Open Access
COVID-19 and the Unraveling of Experimental Medicine - Part II
Author(s) -
K. E. Thorp,
James A. Thorp
Publication year - 2022
Publication title -
the gazette of medical sciences
Language(s) - English
Resource type - Journals
ISSN - 2692-4374
DOI - 10.46766/thegms.pubheal.22022804
Subject(s) - herd immunity , pandemic , covid-19 , social distance , vaccination , scientific evidence , political science , virology , medicine , outbreak , philosophy , disease , epistemology , pathology , infectious disease (medical specialty)
In the second part of our trilogy, we begin by examining social policies sponsored by the science community and enacted by policy-makers to curtail the dynamics of the COVID-19 pandemic.

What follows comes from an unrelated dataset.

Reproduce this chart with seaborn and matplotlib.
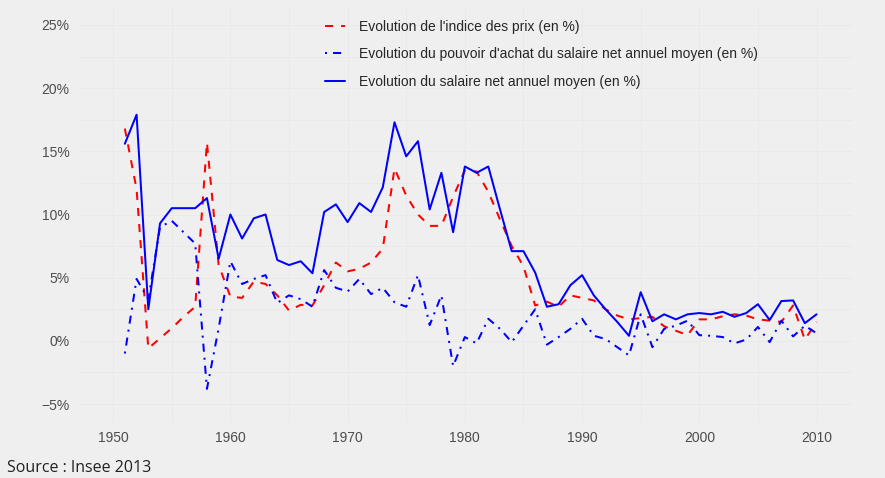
import numpy as np
import pandas as pd
import matplotlib
matplotlib.use('Agg')
import matplotlib.pyplot as plt
from matplotlib.lines import Line2D
from matplotlib.ticker import MultipleLocator, FuncFormatter
import seaborn as sns

years = list(range(1951, 2011))

prix = [16.8, 12.0, -0.6, 0.2, 1.0, 1.9, 2.7, 15.7, 6.0, 3.5,
        3.4, 4.7, 4.5, 3.6, 2.4, 2.85, 2.8, 4.4, 6.2, 5.5,
        5.7, 6.2, 7.3, 13.65, 11.5, 10.0, 9.1, 9.1, 11.4, 13.5,
        13.4, 11.8, 9.6, 7.5, 5.9, 2.8, 3.1, 2.7, 3.6, 3.4,
        3.2, 2.5, 2.0, 1.7, 1.8, 1.9, 1.15, 0.8, 0.45, 1.7,
        1.7, 1.95, 2.1, 2.0, 1.7, 1.6, 1.5, 2.8, 0.1, 1.5]

pouvoir = [-1.0, 4.9, 3.3, 9.0, 9.5, 8.6, 7.7, -3.8, 1.0, 6.3,
           4.5, 4.9, 5.2, 3.0, 3.6, 3.3, 2.7, 5.6, 4.2, 3.9,
           4.9, 3.7, 4.2, 3.05, 2.7, 5.2, 1.25, 3.6, -2.0, 0.3,
           -0.2, 1.75, 0.95, -0.1, 1.2, 2.5, -0.3, 0.3, 0.95, 1.75,
           0.4, 0.15, -0.5, -1.15, 2.1, -0.5, 0.95, 1.2, 1.6, 0.45,
           0.4, 0.3, -0.2, 0.1, 1.1, -0.1, 1.6, 0.35, 1.2, 0.6]

salaire = [15.6, 17.9, 2.5, 9.3, 10.5, 10.5, 10.5, 11.3, 6.5, 10.0,
           8.1, 9.7, 10.0, 6.4, 6.0, 6.3, 5.35, 10.2, 10.8, 9.4,
           10.9, 10.2, 12.15, 17.3, 14.6, 15.8, 10.4, 13.3, 8.6, 13.8,
           13.3, 13.8, 10.4, 7.1, 7.1, 5.4, 2.7, 2.9, 4.4, 5.2,
           3.6, 2.5, 1.5, 0.4, 3.85, 1.55, 2.1, 1.7, 2.1, 2.2,
           2.1, 2.3, 1.9, 2.2, 2.9, 1.65, 3.15, 3.2, 1.4, 2.1]

labels = ["Evolution de l'indice des prix (en %)",
          "Evolution du pouvoir d'achat du salaire net annuel moyen (en %)",
          "Evolution du salaire net annuel moyen (en %)"]

df = pd.DataFrame({'annee': years, 'prix': prix,
                   'pouvoir': pouvoir, 'salaire': salaire})

sns.set_style('white')
plt.rcParams['font.family'] = ['Liberation Sans', 'DejaVu Sans']
bg = '#efefef'

fig = plt.figure(figsize=(8.85, 4.78), dpi=100, facecolor=bg)
ax = fig.add_axes([0.0881, 0.1151, 0.8743, 0.8723])
ax.set_facecolor(bg)

styles = [('prix', '#ff0000', (0, (4, 4))),
          ('pouvoir', '#0000ff', (0, (1, 3, 4, 3))),
          ('salaire', '#0000ff', '-')]
for col, c, ls in styles:
    sns.lineplot(data=df, x='annee', y=col, color=c, linestyle=ls,
                 linewidth=1.45, ax=ax, zorder=3)

ax.set_xlim(1947, 2013)
ax.set_ylim(-6.5, 26.5)
ax.xaxis.set_major_locator(MultipleLocator(10))
ax.xaxis.set_minor_locator(MultipleLocator(5))
ax.yaxis.set_major_locator(MultipleLocator(5))
ax.yaxis.set_minor_locator(MultipleLocator(2.5))
ax.yaxis.set_major_formatter(FuncFormatter(lambda v, p: f"{int(v)}%".replace('-', '\u2212')))
ax.grid(which='both', color='#e9e9e9', linewidth=0.7)
ax.set_axisbelow(True)
for s in ax.spines.values():
    s.set_visible(False)
ax.tick_params(which='both', length=0, labelsize=10, labelcolor='#4d4d4d')
ax.tick_params(axis='y', pad=6)
ax.tick_params(axis='x', pad=6)
ax.set_xlabel('')
ax.set_ylabel('')

# legende sans cadre en haut du graphique
handles = [Line2D([], [], color=c, linestyle=ls, linewidth=1.45) for _, c, ls in styles]
fig.legend(handles, labels, loc='upper left', bbox_to_anchor=(0.367, 0.959),
           frameon=False, fontsize=10, handlelength=1.45, handletextpad=1.0,
           labelspacing=0.98, borderpad=0, borderaxespad=0)

fig.text(0.008, 0.012, 'Source : Insee 2013', fontsize=11.5,
         family=['Open Sans', 'DejaVu Sans'], color='#222222')

fig.savefig('out.png', dpi=100, facecolor=bg)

Containment /mitigation strategies such as lockdowns came at great social and economic costs and yet failed to meaningfully impact the spread and evolution of the SARS-CoV-2 virus. Evidence suggests the social fallout alone from such strategies exceeded the morbid sequelae of the pandemic itself. We then examine the logic driving the one and only strategy advanced by the science community, i.e., vaccination, to neutralize SARS-CoV-2 and induce herd immunity. Evidence overwhelmingly points in but one direction: the mRNA vaccines were an unqualified failure. They neither halted viral spread nor conferred herd immunity and, in their wake, spawned a laundry list of disabling side effects. We point to a 40-fold increase in adverse event reports compared to trivalent influenza vaccines in the years preceding the pandemic. Medical science must now confront the possibility of yet another mass casualty event which, in all likelihood, will surpass any of the pharmacologically-induced disasters of the 20th century.